City Opens Search for Inspector General, a New Watchdog Role
The city is recruiting for a new watchdog position created after voters approved Measure L, though some question whether the appointed role can operate independently.
The city is recruiting for a new watchdog position created after voters approved Measure L, though some question whether the appointed role can operate independently.
Riverside this month launched its search for its first inspector general – a role that will investigate fraud, waste, abuse, and inefficiency across city government.
Recruitment opened March 3, Human Resources Director Miriana Gonzalez said at a City Council meeting that day.
Responsibilities for the role include reviewing public complaints and overseeing investigations, audits, inspections and performance evaluations across city departments, according to city recruitment materials.
The candidate will be selected by the mayor and city council, and report directly to those offices, but maintain its own independent operation, according to the city charter.
It will have full access to city records, the ability to place items on the council's agenda, and the authority to make recommendations for council action.
The role requires at least eight years of executive or management-level experience in legal, criminal, administrative or investigative work, as well as a bachelor's degree in public administration or a law enforcement field – though an advanced degree or certifications in audits or fraud examination is "highly desirable," according to the job listing. The salary for this role will range between $160,896 and $217,212 annually.
After recruitment closes April 5, 2026, it can take an average of four to six months to go through the interviewing and selection process, according to a city spokesperson.
Once chosen, the Council will approve the employment agreement in an open session meeting.
The City Council voted 6-1 in November 2025 to create the role of the inspector general one year after 64% of Riversiders voted in support of the office's creation through Measure L.
Councilmember Steve Robillard, who led the subcommittee tasked with creating the role, said that the committee took its time to define the role's parameters.
"A lot of planning, a lot of effort went into defining what the role is, making sure we had the right ideal candidate criteria, and that's why the process took so long," he said at the March 3 meeting.
Robillard told the Gazette that "this is not a ceremonial position."
"[The inspector general] is intended to be an active, oversight-driven role with real authority and responsibility," he said. "What I expect from this role is straightforward.
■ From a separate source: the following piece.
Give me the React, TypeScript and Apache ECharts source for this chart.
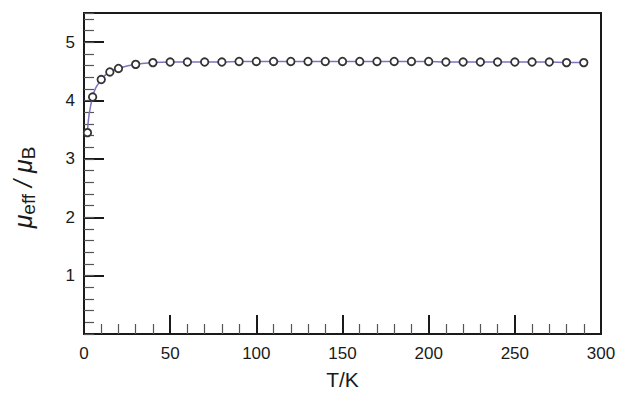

Identify problems, follow the facts, and provide actionable recommendations that improve how the city operates. If implemented correctly, the Office of the Inspector General will strengthen accountability, improve efficiency, and reinforce public confidence in local government."
Councilmember Philip Falcone – who wrote the ballot argument against Measure L and cast the only dissenting vote against creating the role – has criticized the role, calling it "expensive, untested, and unnecessary."
Other critics question whether the role can provide independent oversight.
"[The office is] carefully packaged layer of bureaucracy that gives city hall a new talking point while preserving the same political control that has frustrated transparency and weakened ethics enforcement for years," Keith J. Nelson, Ph.D., who served on the Riverside Ethics Board for eight years, wrote in a March 6 post.
Nelson said the appointed — not elected — structure "is the entire issue."
"That means the same political body that may one day be scrutinized by the Inspector General also controls the appointment structure and much of the office's functional reach," Nelson said. "You do not create independent oversight by placing it inside the chain of political influence. You create managed oversight. And managed oversight is how institutions protect themselves while claiming reform."